An embarrassing shortage of security guards, fears over airport queues and questions about London’s creaking transport system have overshadowed preparations for the Games.
Additional soldiers and police were mobilised to help guard the Games after private security firm G4S said it had run out of time to train all its newly-recruited staff.
Less than two weeks before the opening ceremony on July 27th, prime minister David Cameron said the G4S shambles would not compromise Britain’s largest peacetime policing exercise.
Police said personnel from eight forces across Britain had been deployed earlier than planned because of G4S’s failings as part of a force that will peak at 12,500 officers per day on Olympics duty.
The Police Federation condemned G4S, a company it sees taking jobs from its members as forces look to the private sector to compensate for shortages caused by spending cuts.
“What is unacceptable is that the officers I represent have to have their plans changed at such short notice to back-fill for what is a shambles by a private company, G4S, who failed to deliver,” said West Midlands Police Federation chairman Ian Edwards.
Security chiefs said they were prepared for threats on the scale of the September 11th, 2001 attacks.

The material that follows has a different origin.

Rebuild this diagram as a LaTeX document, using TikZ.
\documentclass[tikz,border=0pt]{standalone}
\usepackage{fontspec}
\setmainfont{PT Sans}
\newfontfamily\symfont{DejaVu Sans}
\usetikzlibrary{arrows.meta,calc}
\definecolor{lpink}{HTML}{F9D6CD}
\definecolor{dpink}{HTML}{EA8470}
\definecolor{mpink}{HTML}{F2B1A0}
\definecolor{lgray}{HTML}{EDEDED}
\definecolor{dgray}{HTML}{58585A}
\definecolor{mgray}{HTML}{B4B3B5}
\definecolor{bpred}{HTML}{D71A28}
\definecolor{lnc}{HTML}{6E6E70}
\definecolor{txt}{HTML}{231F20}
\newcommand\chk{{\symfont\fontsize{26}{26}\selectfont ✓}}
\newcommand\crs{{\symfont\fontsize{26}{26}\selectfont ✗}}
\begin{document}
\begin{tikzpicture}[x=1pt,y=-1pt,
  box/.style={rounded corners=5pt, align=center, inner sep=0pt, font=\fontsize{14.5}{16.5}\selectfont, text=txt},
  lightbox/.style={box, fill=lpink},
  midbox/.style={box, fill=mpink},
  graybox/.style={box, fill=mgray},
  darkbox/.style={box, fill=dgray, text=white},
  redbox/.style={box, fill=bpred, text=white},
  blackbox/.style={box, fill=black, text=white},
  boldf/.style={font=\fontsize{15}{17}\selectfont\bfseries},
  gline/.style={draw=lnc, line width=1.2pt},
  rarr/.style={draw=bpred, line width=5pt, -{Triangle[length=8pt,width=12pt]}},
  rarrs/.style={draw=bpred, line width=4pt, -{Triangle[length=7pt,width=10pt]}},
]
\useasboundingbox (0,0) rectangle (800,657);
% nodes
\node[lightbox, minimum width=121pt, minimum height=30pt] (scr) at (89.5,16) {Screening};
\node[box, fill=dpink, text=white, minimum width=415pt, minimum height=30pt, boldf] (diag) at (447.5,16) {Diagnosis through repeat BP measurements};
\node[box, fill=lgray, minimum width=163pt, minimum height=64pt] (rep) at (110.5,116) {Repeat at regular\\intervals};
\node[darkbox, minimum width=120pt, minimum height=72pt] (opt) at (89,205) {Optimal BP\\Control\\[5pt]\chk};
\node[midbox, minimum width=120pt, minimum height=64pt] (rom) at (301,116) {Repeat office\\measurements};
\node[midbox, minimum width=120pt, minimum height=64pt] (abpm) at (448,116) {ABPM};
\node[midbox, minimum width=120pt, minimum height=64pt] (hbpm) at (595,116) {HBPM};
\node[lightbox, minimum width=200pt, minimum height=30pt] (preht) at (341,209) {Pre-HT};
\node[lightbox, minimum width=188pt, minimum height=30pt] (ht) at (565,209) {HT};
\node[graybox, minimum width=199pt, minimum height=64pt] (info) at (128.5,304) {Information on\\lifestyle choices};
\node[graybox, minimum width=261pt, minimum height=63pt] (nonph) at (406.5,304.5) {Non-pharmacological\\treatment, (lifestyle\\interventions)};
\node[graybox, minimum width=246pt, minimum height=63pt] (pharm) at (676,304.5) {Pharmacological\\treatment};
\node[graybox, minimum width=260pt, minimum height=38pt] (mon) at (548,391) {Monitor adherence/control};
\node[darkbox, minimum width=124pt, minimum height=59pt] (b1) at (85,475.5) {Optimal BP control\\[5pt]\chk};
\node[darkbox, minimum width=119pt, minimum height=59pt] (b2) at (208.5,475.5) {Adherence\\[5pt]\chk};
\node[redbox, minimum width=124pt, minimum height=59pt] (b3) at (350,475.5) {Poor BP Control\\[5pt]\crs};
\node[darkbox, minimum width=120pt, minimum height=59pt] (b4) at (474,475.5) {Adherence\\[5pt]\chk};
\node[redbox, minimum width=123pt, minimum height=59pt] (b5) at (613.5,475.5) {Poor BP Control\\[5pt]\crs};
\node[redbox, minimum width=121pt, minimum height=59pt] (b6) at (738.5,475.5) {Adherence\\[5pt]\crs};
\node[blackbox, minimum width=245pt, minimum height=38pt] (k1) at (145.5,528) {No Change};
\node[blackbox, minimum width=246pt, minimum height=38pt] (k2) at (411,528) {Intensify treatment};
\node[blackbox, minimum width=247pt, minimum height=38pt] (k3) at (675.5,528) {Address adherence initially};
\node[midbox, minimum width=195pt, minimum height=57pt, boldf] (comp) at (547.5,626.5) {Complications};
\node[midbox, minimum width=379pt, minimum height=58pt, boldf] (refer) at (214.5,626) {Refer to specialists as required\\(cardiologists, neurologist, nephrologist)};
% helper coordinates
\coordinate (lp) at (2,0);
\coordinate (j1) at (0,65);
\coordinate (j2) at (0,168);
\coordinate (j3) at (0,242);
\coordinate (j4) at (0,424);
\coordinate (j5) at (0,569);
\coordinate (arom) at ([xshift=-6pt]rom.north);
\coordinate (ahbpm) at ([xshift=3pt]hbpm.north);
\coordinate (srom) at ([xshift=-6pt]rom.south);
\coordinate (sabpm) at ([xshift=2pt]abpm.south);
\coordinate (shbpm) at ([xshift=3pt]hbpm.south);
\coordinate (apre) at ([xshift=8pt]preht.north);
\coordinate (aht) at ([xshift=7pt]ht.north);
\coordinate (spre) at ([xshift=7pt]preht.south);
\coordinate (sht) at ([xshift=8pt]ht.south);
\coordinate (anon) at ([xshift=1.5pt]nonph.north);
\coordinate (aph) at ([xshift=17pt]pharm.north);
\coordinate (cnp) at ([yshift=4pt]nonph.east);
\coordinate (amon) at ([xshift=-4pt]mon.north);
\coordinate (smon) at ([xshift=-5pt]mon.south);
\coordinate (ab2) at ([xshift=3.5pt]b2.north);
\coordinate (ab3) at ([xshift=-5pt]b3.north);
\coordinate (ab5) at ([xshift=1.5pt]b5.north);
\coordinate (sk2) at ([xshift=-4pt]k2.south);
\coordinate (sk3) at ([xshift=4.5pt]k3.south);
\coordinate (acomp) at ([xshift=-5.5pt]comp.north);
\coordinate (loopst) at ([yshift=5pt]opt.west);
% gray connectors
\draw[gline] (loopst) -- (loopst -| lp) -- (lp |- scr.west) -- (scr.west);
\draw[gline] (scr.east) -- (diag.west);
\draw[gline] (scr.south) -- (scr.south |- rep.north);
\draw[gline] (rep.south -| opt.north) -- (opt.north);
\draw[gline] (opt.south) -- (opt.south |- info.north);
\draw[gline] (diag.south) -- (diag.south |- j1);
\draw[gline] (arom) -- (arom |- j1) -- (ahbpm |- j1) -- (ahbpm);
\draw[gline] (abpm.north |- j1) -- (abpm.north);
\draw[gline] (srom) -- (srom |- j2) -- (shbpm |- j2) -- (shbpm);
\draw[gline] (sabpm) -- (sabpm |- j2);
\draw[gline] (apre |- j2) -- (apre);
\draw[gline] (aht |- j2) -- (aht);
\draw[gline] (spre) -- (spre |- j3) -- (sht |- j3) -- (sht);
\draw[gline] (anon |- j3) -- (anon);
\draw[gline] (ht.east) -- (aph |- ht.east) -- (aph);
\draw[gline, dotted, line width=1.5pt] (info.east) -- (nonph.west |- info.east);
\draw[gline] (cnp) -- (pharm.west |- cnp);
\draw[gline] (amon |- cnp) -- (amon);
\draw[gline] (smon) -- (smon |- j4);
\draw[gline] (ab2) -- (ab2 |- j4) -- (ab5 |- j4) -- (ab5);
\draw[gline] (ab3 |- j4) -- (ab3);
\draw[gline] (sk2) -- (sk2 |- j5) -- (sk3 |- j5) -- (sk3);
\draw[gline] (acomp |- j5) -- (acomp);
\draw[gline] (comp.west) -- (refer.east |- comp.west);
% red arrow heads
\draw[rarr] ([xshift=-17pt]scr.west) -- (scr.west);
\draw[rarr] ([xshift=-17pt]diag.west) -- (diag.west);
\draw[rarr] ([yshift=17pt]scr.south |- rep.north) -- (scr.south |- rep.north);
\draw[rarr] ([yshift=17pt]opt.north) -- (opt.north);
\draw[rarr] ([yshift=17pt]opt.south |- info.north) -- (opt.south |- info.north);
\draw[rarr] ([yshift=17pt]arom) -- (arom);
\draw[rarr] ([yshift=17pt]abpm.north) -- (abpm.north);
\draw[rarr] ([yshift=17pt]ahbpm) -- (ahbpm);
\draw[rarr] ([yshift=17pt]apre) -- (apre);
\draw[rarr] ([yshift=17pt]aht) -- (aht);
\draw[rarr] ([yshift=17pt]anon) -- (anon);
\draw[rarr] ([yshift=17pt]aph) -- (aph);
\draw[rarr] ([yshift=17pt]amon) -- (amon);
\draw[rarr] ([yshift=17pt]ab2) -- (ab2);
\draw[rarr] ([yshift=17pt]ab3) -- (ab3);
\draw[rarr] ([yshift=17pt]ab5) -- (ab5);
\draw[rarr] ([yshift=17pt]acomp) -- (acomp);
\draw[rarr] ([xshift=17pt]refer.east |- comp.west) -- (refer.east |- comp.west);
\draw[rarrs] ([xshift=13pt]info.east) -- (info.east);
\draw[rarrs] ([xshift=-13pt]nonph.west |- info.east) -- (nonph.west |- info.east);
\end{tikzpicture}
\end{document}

Four British Islamist suicide bombers killed 52 people on three trains and a bus in London the day after London won the Games in July 2005.
The private guards, police and soldiers are being backed up by fighter aircraft and by missile batteries placed on the top of apartment blocks near the Olympics site in east London.

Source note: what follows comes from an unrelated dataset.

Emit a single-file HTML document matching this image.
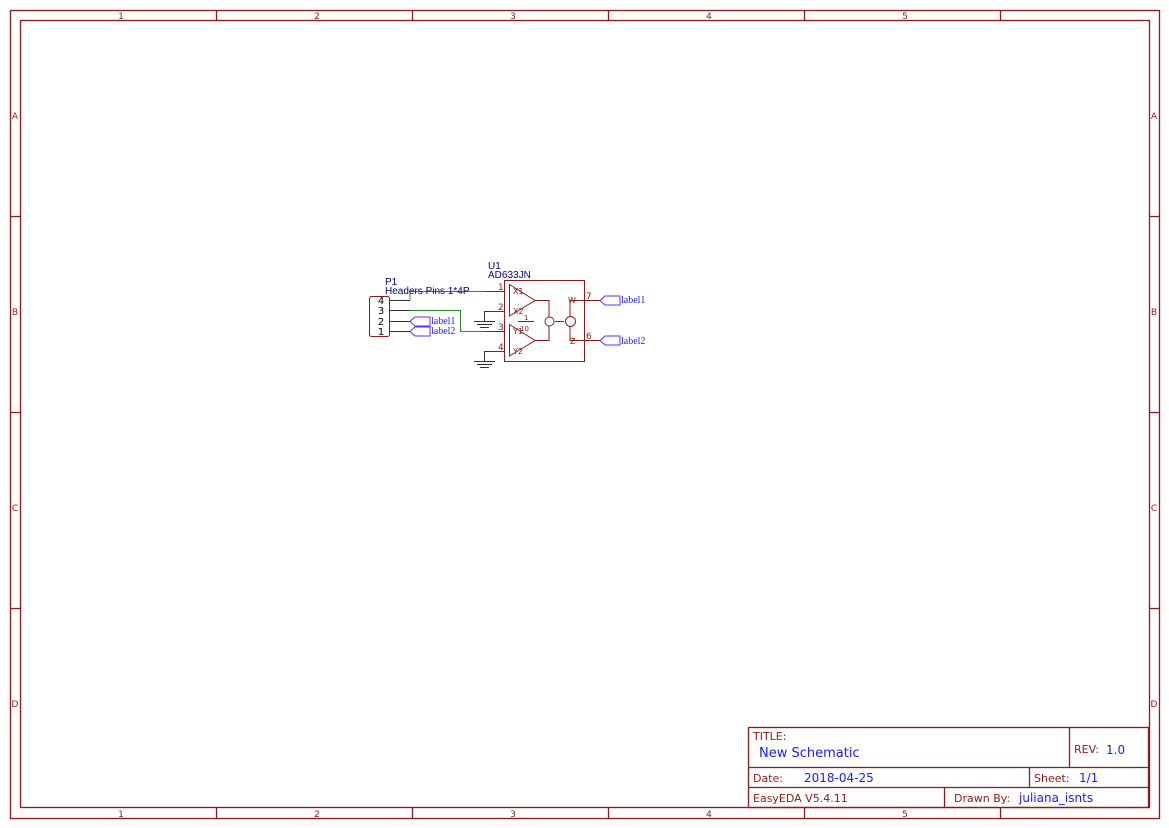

The International Olympic Committee insisted yesterday that safety levels had not been compromised by the G4S glitch. Heathrow Airport, notorious for passport and security queues, was handling what was to be its busiest day on record, as the Olympic village opened its doors to athletes.

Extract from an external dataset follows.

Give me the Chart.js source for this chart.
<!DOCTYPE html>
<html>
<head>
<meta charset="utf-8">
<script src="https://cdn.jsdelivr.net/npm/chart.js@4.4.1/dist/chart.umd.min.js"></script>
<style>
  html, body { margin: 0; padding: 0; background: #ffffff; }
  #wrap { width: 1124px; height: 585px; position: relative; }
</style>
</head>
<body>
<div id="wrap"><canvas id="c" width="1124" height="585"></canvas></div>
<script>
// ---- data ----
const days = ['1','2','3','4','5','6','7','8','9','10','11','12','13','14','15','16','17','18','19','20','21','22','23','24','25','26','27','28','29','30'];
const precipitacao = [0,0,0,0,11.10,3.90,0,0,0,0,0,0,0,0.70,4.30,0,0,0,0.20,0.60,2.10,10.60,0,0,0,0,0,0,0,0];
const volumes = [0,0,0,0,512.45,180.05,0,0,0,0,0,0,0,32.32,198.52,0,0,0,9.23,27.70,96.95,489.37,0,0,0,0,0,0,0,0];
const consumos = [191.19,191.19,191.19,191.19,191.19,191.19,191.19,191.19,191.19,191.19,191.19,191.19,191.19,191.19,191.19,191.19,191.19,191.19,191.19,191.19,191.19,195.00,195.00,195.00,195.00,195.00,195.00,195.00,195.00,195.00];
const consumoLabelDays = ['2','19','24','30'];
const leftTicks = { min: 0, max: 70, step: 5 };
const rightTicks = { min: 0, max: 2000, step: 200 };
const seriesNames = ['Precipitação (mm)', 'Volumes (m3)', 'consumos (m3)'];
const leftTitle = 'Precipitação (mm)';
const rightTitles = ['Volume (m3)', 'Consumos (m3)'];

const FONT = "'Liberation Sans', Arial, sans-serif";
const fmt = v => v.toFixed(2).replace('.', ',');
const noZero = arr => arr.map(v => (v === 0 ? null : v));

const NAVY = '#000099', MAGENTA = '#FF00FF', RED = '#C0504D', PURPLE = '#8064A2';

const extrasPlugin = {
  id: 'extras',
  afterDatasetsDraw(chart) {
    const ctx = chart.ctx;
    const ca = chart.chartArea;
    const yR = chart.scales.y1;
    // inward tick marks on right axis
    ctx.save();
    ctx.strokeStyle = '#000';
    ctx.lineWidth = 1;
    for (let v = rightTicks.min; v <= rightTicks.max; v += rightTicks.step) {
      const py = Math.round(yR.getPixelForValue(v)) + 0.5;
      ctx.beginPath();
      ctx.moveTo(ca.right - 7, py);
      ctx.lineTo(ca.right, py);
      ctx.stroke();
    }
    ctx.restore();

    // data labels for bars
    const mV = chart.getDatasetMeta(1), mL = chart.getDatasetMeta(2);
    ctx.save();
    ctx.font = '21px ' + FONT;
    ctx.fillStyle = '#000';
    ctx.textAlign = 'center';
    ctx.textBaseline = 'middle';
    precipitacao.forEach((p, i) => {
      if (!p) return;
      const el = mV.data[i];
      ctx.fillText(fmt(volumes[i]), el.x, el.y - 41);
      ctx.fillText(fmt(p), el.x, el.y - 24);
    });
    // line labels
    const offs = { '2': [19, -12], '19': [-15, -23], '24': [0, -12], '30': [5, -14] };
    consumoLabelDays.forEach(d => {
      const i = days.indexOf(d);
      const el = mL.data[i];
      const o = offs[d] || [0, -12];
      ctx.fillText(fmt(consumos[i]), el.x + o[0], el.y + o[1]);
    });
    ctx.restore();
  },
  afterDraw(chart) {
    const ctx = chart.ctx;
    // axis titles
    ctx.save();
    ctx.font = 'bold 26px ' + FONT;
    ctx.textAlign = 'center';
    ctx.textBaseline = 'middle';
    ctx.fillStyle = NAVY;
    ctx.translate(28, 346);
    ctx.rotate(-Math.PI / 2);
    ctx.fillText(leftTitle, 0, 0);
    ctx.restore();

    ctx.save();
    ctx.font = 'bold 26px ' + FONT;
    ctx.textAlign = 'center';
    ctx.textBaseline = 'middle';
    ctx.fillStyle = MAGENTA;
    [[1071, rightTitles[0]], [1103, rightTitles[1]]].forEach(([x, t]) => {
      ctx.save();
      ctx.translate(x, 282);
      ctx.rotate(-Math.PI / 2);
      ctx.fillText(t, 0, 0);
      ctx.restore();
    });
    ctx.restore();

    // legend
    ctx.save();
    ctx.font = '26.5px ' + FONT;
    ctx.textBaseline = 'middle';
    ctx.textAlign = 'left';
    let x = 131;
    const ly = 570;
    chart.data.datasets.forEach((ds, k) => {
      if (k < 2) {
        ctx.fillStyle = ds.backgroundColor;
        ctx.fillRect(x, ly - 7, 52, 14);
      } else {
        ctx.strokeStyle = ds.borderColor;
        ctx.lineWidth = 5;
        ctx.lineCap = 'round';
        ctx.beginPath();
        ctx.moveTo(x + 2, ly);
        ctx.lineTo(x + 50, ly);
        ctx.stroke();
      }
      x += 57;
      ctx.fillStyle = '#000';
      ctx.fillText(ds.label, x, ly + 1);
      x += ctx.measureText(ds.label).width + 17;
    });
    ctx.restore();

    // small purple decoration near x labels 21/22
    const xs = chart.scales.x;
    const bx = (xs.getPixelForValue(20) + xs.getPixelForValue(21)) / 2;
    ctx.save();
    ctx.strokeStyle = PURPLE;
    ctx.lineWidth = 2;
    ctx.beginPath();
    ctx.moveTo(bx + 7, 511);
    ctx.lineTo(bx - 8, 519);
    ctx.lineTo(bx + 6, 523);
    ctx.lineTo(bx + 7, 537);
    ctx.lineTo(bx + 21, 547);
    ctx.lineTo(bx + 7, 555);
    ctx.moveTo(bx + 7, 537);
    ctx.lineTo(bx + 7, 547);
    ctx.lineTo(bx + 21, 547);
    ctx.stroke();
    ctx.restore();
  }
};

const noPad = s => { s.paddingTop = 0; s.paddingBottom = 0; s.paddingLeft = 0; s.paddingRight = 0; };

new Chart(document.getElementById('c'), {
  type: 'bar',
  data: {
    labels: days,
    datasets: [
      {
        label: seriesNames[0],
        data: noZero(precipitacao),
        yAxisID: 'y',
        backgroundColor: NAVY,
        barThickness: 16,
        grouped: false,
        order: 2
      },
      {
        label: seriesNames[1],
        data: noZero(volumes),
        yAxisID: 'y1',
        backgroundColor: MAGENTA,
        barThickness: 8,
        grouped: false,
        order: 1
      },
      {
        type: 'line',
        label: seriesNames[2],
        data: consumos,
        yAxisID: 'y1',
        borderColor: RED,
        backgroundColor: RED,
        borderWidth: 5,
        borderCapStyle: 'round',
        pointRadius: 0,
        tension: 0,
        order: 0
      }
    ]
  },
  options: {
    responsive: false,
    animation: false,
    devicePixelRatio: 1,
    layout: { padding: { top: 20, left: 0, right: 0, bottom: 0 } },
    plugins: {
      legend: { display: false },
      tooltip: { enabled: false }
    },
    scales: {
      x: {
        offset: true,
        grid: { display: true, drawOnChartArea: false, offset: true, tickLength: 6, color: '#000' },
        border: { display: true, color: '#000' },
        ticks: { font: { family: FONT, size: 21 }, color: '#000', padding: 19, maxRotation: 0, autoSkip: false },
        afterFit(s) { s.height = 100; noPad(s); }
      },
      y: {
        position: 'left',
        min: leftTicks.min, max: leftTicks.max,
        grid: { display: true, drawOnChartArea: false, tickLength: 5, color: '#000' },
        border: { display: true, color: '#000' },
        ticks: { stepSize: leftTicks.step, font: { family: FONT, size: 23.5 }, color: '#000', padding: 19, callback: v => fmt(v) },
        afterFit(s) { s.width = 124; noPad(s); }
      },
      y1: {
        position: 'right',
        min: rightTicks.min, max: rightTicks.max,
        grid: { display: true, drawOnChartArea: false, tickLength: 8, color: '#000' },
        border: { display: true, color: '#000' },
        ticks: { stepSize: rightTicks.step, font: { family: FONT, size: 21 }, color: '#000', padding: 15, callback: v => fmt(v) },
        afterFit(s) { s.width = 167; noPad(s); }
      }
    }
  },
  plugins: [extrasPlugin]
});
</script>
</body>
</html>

“I was expecting a three-hour queue like everyone said. It took not even five minutes. It was flawless – good job, London,” said John Retsios of the US modern pentathlon team.
Airport operator BAA said it expected a record 237,000 passengers to use Heathrow yesterday, including 335 athletes.
The busiest day for arriving athletes is expected to be July 24th.
The first section of road reserved for Olympic athletes and officials began operating yesterday, when one lane of the motorway linking Heathrow with the western edge of London was closed to all non-Olympic traffic.
It will form part of a 48km network of road lanes designed to whisk 82,000 athletes and officials through London’s notoriously congested streets. Critics have nicknamed them “zil lanes” after the roads reserved for senior officials in the old Soviet Union.
Traffic in central London was down 10 per cent, the city’s transport chief Peter Hendy said, as drivers heeded warnings to avoid the city during the Olympic rush.
Not everything ran to order, however. One member of the US athletics team complained on Twitter that the bus taking him to the Olympic village was lost for four hours en route. “Not a good first impression, London,” Kerron Clement wrote.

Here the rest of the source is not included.